Figurative language works by deliberately breaking from denotation. When a metaphor calls grief "a stone," the literal meaning of "stone" is obviously not intended, and recognizing that gap is how you know to read figuratively in the first place.

Theme (All Units)

Theme arguments in essays get stronger when you build from word level upward. Showing how a word's literal meaning gets twisted or layered by context is concrete evidence for a thematic claim, which is exactly the line-of-reasoning work essay rubrics reward.

Syntax (Prose Units)

Denotation covers what individual words mean, while syntax covers how they're arranged. The two together make up diction-and-syntax analysis, the bread and butter of prose passage questions about an author's style.

Is Denotation on the AP English Literature exam?

You won't see an exam question that says "define denotation." Instead, the term shows up as a tool. Multiple-choice questions ask things like "the word ___ in line 12 most nearly means," which is a pure denotation question testing whether you know the literal meaning in context (often an older or secondary meaning, so don't just grab the modern one). Other MCQs ask what a word "suggests" or "implies," which shifts you to connotation. Knowing which kind of question you're facing keeps you from picking a literal answer when the question wants an implied one, or vice versa. In the poetry and prose analysis essays, you can use denotation directly in your commentary. A sentence like "though 'fall' denotes simply a downward motion, in this context it carries connotations of moral collapse" is exactly the kind of word-level analysis that earns sophistication-adjacent credit.

Denotation vs Connotation

Denotation is the dictionary meaning; connotation is the emotional and cultural associations attached to the word. "Childlike" and "childish" have nearly identical denotations (resembling a child) but opposite connotations, one charming and one insulting. A quick memory hook: Denotation = Dictionary, Connotation = Cultural feeling. On the exam, "most nearly means" questions test denotation, while "suggests" or "implies" questions test connotation.

Key things to remember about Denotation

  • Denotation is a word's literal, dictionary definition with no emotional or cultural associations attached.

  • The pairing to remember is Denotation = Dictionary and Connotation = Cultural or emotional feeling.

  • MCQ stems like "most nearly means" are asking for denotation in context, which is often an older or secondary meaning of the word.

  • Strong essay commentary often names the gap between what a word denotes and what it connotes, since that gap is where authorial attitude lives.

  • Figurative language works by departing from denotation, so knowing the literal meaning is how you spot a metaphor in the first place.

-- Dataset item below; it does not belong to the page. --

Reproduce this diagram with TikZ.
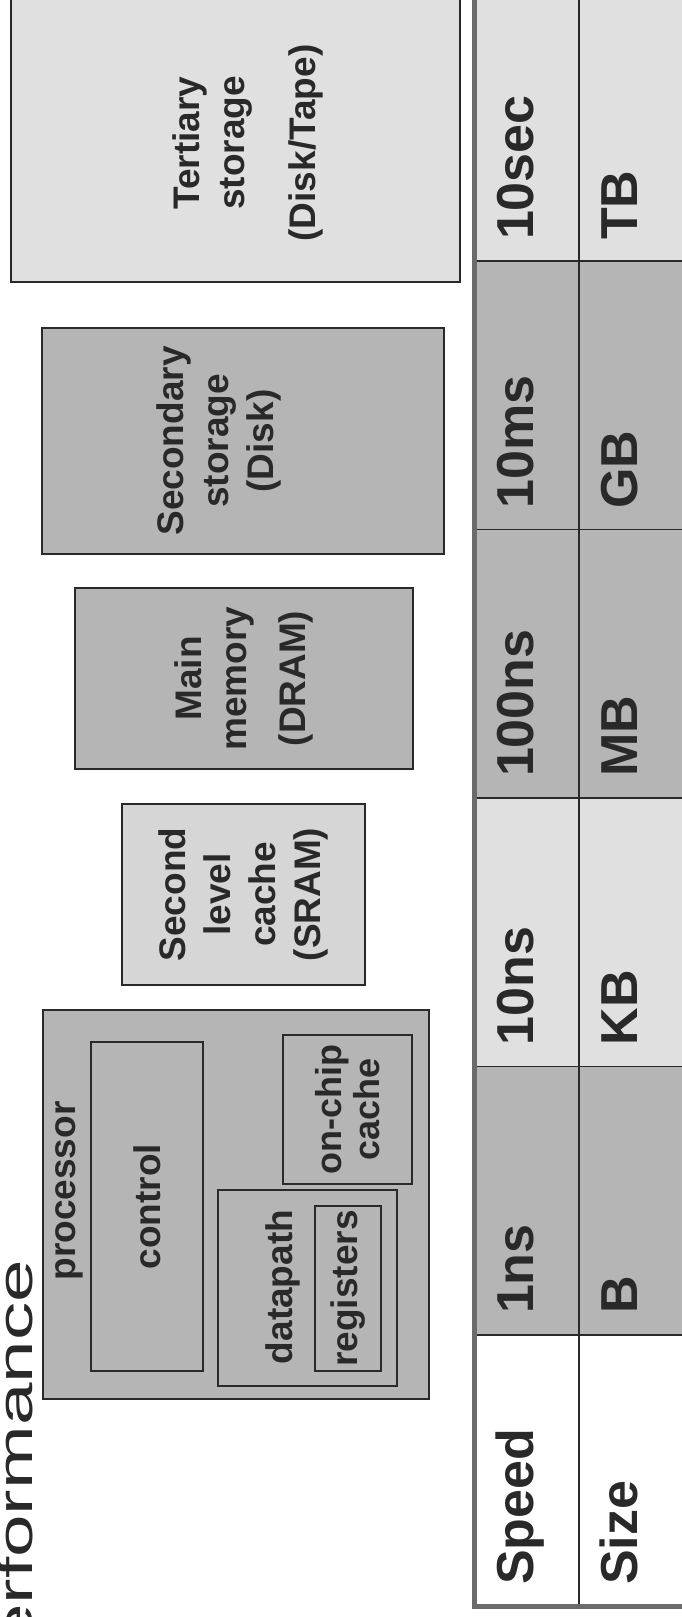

Frequently asked questions about Denotation

What is denotation in AP Lit?

Denotation is the literal dictionary definition of a word, without any emotional or cultural associations. It's the neutral baseline you compare against connotation when analyzing an author's word choice.

What's the difference between denotation and connotation?

Denotation is the dictionary meaning; connotation is the emotional or cultural association. "Cheap" and "affordable" both denote low cost, but "cheap" connotes poor quality while "affordable" connotes a good deal.

Is denotation always the modern meaning of a word?

No, and this trips people up on the exam. "Most nearly means" questions often hinge on an older or less common denotation, especially in pre-1900 texts, so always check the meaning against the surrounding context rather than defaulting to the word's most familiar definition.

Will AP Lit ask me to define denotation directly?

No released exam question asks for a definition of the term itself. Instead, MCQs test it through "most nearly means" stems, and the essays reward you for using the concept in your word-choice analysis.

How do I use denotation in an AP Lit essay?

Use it as a contrast point. State what a key word literally denotes, then show how context or connotation adds meaning the dictionary definition doesn't carry. That move turns a quote drop into actual analysis.